**INSTRUCTIONS FOR THE TASK**
Write out all the data again, exactly as it stands.

>> START RECORD EXCERPTS

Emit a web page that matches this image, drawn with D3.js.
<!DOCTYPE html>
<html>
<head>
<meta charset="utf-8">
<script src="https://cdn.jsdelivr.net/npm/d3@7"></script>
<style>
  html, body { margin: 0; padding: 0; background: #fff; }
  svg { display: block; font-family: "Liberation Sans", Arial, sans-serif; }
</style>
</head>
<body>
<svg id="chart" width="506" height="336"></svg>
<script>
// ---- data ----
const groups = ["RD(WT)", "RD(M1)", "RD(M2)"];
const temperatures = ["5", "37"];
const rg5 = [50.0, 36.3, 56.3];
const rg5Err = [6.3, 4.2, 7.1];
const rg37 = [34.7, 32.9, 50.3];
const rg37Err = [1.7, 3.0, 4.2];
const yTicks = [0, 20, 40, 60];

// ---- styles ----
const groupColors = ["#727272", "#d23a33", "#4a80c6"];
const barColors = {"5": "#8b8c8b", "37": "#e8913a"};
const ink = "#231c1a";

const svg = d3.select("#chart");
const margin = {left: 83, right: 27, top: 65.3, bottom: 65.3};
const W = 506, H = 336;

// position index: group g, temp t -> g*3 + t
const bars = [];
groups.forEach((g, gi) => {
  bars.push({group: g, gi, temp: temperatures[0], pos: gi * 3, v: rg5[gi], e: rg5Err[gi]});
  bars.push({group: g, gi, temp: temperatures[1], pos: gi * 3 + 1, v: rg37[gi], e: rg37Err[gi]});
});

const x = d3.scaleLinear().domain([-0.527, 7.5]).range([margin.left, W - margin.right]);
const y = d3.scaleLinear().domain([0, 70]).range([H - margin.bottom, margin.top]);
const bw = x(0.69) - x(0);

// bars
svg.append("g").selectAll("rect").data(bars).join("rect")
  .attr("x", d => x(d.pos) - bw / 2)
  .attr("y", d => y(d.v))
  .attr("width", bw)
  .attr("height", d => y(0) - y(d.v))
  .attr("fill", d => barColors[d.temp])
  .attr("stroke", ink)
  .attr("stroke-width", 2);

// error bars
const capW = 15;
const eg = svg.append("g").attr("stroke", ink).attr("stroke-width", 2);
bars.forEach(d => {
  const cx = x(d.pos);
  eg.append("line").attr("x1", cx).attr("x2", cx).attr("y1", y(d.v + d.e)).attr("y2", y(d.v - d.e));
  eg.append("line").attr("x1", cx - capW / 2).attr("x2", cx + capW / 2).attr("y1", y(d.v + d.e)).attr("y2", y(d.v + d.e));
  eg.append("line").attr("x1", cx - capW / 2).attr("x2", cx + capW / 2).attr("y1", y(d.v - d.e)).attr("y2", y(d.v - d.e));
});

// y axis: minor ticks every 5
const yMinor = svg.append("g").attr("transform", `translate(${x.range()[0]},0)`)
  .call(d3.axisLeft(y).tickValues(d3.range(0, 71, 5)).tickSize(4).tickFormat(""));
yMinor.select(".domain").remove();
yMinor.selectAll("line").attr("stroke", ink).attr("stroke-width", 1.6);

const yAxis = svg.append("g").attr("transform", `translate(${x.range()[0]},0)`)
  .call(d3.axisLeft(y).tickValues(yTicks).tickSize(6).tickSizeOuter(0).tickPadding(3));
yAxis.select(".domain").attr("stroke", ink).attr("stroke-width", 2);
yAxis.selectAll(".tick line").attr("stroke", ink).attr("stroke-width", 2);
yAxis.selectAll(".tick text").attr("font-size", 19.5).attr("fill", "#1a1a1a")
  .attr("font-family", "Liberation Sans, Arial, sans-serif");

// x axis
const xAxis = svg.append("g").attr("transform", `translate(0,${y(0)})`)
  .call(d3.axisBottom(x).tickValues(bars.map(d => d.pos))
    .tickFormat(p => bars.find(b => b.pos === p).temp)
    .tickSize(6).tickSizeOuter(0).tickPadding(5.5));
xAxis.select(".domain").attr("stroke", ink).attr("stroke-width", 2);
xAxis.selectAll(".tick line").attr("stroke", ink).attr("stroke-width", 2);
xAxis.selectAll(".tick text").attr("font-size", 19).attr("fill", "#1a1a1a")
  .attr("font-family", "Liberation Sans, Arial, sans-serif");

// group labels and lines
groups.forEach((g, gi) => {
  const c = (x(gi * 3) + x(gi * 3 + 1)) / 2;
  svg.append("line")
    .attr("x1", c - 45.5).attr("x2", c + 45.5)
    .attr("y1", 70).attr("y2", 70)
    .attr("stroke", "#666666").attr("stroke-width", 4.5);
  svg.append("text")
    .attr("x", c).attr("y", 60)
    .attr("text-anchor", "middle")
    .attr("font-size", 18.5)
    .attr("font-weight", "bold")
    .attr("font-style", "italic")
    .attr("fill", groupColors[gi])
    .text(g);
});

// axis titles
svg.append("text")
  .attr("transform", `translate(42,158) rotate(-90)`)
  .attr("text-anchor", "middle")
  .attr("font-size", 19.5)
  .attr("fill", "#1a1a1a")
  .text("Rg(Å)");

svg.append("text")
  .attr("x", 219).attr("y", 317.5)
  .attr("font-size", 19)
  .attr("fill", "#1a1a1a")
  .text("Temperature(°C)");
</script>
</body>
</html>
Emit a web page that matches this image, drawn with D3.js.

>> END RECORD EXCERPTS

**EXERCISE RESPONSE**
Emit a web page that matches this image, drawn with D3.js.
<!DOCTYPE html>
<html>
<head>
<meta charset="utf-8">
<script src="https://cdn.jsdelivr.net/npm/d3@7"></script>
<style>
  html, body { margin: 0; padding: 0; background: #fff; }
  svg { display: block; font-family: "Liberation Sans", Arial, sans-serif; }
</style>
</head>
<body>
<svg id="chart" width="506" height="336"></svg>
<script>
// ---- data ----
const groups = ["RD(WT)", "RD(M1)", "RD(M2)"];
const temperatures = ["5", "37"];
const rg5 = [50.0, 36.3, 56.3];
const rg5Err = [6.3, 4.2, 7.1];
const rg37 = [34.7, 32.9, 50.3];
const rg37Err = [1.7, 3.0, 4.2];
const yTicks = [0, 20, 40, 60];

// ---- styles ----
const groupColors = ["#727272", "#d23a33", "#4a80c6"];
const barColors = {"5": "#8b8c8b", "37": "#e8913a"};
const ink = "#231c1a";

const svg = d3.select("#chart");
const margin = {left: 83, right: 27, top: 65.3, bottom: 65.3};
const W = 506, H = 336;

// position index: group g, temp t -> g*3 + t
const bars = [];
groups.forEach((g, gi) => {
  bars.push({group: g, gi, temp: temperatures[0], pos: gi * 3, v: rg5[gi], e: rg5Err[gi]});
  bars.push({group: g, gi, temp: temperatures[1], pos: gi * 3 + 1, v: rg37[gi], e: rg37Err[gi]});
});

const x = d3.scaleLinear().domain([-0.527, 7.5]).range([margin.left, W - margin.right]);
const y = d3.scaleLinear().domain([0, 70]).range([H - margin.bottom, margin.top]);
const bw = x(0.69) - x(0);

// bars
svg.append("g").selectAll("rect").data(bars).join("rect")
  .attr("x", d => x(d.pos) - bw / 2)
  .attr("y", d => y(d.v))
  .attr("width", bw)
  .attr("height", d => y(0) - y(d.v))
  .attr("fill", d => barColors[d.temp])
  .attr("stroke", ink)
  .attr("stroke-width", 2);

// error bars
const capW = 15;
const eg = svg.append("g").attr("stroke", ink).attr("stroke-width", 2);
bars.forEach(d => {
  const cx = x(d.pos);
  eg.append("line").attr("x1", cx).attr("x2", cx).attr("y1", y(d.v + d.e)).attr("y2", y(d.v - d.e));
  eg.append("line").attr("x1", cx - capW / 2).attr("x2", cx + capW / 2).attr("y1", y(d.v + d.e)).attr("y2", y(d.v + d.e));
  eg.append("line").attr("x1", cx - capW / 2).attr("x2", cx + capW / 2).attr("y1", y(d.v - d.e)).attr("y2", y(d.v - d.e));
});

// y axis: minor ticks every 5
const yMinor = svg.append("g").attr("transform", `translate(${x.range()[0]},0)`)
  .call(d3.axisLeft(y).tickValues(d3.range(0, 71, 5)).tickSize(4).tickFormat(""));
yMinor.select(".domain").remove();
yMinor.selectAll("line").attr("stroke", ink).attr("stroke-width", 1.6);

const yAxis = svg.append("g").attr("transform", `translate(${x.range()[0]},0)`)
  .call(d3.axisLeft(y).tickValues(yTicks).tickSize(6).tickSizeOuter(0).tickPadding(3));
yAxis.select(".domain").attr("stroke", ink).attr("stroke-width", 2);
yAxis.selectAll(".tick line").attr("stroke", ink).attr("stroke-width", 2);
yAxis.selectAll(".tick text").attr("font-size", 19.5).attr("fill", "#1a1a1a")
  .attr("font-family", "Liberation Sans, Arial, sans-serif");

// x axis
const xAxis = svg.append("g").attr("transform", `translate(0,${y(0)})`)
  .call(d3.axisBottom(x).tickValues(bars.map(d => d.pos))
    .tickFormat(p => bars.find(b => b.pos === p).temp)
    .tickSize(6).tickSizeOuter(0).tickPadding(5.5));
xAxis.select(".domain").attr("stroke", ink).attr("stroke-width", 2);
xAxis.selectAll(".tick line").attr("stroke", ink).attr("stroke-width", 2);
xAxis.selectAll(".tick text").attr("font-size", 19).attr("fill", "#1a1a1a")
  .attr("font-family", "Liberation Sans, Arial, sans-serif");

// group labels and lines
groups.forEach((g, gi) => {
  const c = (x(gi * 3) + x(gi * 3 + 1)) / 2;
  svg.append("line")
    .attr("x1", c - 45.5).attr("x2", c + 45.5)
    .attr("y1", 70).attr("y2", 70)
    .attr("stroke", "#666666").attr("stroke-width", 4.5);
  svg.append("text")
    .attr("x", c).attr("y", 60)
    .attr("text-anchor", "middle")
    .attr("font-size", 18.5)
    .attr("font-weight", "bold")
    .attr("font-style", "italic")
    .attr("fill", groupColors[gi])
    .text(g);
});

// axis titles
svg.append("text")
  .attr("transform", `translate(42,158) rotate(-90)`)
  .attr("text-anchor", "middle")
  .attr("font-size", 19.5)
  .attr("fill", "#1a1a1a")
  .text("Rg(Å)");

svg.append("text")
  .attr("x", 219).attr("y", 317.5)
  .attr("font-size", 19)
  .attr("fill", "#1a1a1a")
  .text("Temperature(°C)");
</script>
</body>
</html>
Emit a web page that matches this image, drawn with D3.js.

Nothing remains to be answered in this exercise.